- [TASK OBJECTIVE] Note each line of the listing that contains the string "this", and copy it.

- [DATA SUPPLIED]
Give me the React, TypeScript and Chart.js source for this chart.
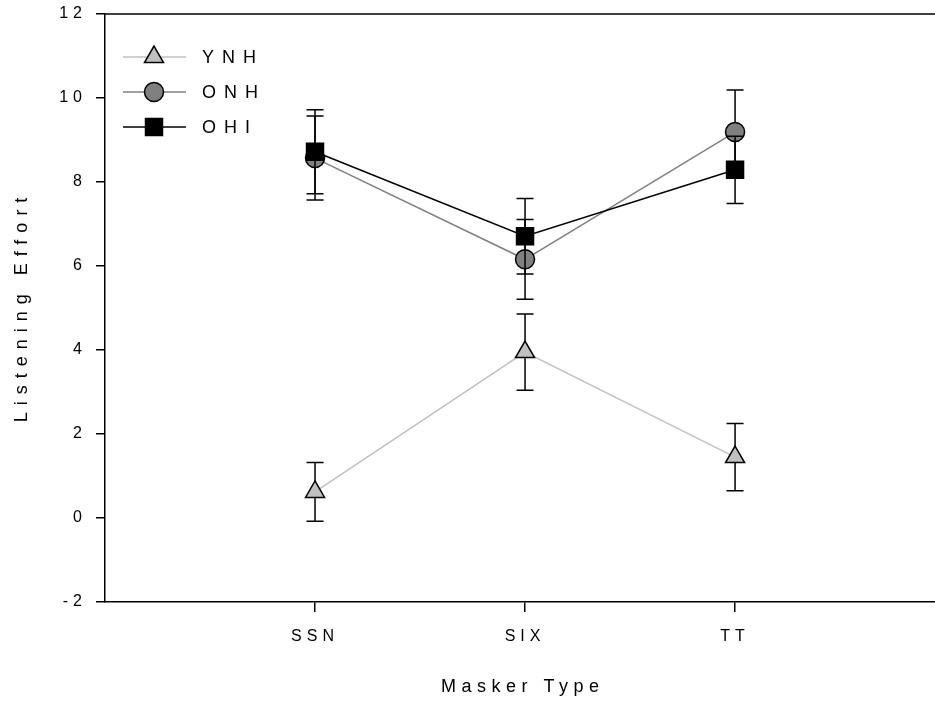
* * *
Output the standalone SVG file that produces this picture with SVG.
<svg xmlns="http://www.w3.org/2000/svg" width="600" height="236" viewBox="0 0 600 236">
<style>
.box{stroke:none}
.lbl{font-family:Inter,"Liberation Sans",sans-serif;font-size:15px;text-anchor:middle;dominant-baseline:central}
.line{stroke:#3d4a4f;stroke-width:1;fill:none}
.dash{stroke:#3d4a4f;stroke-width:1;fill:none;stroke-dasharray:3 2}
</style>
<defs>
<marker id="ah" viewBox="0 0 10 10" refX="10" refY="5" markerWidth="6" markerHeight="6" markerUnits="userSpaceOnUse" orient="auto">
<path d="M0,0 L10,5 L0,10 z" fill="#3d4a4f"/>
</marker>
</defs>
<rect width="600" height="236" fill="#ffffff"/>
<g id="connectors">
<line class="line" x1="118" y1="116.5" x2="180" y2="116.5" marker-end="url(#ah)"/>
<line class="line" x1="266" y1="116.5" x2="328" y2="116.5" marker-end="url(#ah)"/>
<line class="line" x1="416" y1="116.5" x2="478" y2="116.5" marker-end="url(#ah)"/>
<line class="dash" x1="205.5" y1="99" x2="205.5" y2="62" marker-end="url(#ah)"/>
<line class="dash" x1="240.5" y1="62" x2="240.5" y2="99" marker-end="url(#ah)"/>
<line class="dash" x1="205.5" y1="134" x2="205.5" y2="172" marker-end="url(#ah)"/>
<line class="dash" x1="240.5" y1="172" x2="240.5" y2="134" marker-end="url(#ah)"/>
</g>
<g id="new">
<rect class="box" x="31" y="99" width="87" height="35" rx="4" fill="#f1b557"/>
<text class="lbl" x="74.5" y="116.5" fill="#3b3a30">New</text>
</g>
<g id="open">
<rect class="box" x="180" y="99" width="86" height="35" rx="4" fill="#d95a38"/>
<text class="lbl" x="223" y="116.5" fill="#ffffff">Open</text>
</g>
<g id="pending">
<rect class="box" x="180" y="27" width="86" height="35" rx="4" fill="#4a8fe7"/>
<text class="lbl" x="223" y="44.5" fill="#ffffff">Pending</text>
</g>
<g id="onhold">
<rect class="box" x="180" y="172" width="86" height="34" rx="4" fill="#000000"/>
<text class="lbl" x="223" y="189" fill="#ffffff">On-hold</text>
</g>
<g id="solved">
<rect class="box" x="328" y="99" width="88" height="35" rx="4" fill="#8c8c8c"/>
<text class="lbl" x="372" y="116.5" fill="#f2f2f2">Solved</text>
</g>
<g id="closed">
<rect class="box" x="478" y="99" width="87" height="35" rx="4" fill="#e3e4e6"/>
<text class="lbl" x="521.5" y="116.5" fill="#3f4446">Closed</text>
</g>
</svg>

- [WRITTEN RESPONSE]
Give me the React, TypeScript and Chart.js source for this chart.
Output the standalone SVG file that produces this picture with SVG.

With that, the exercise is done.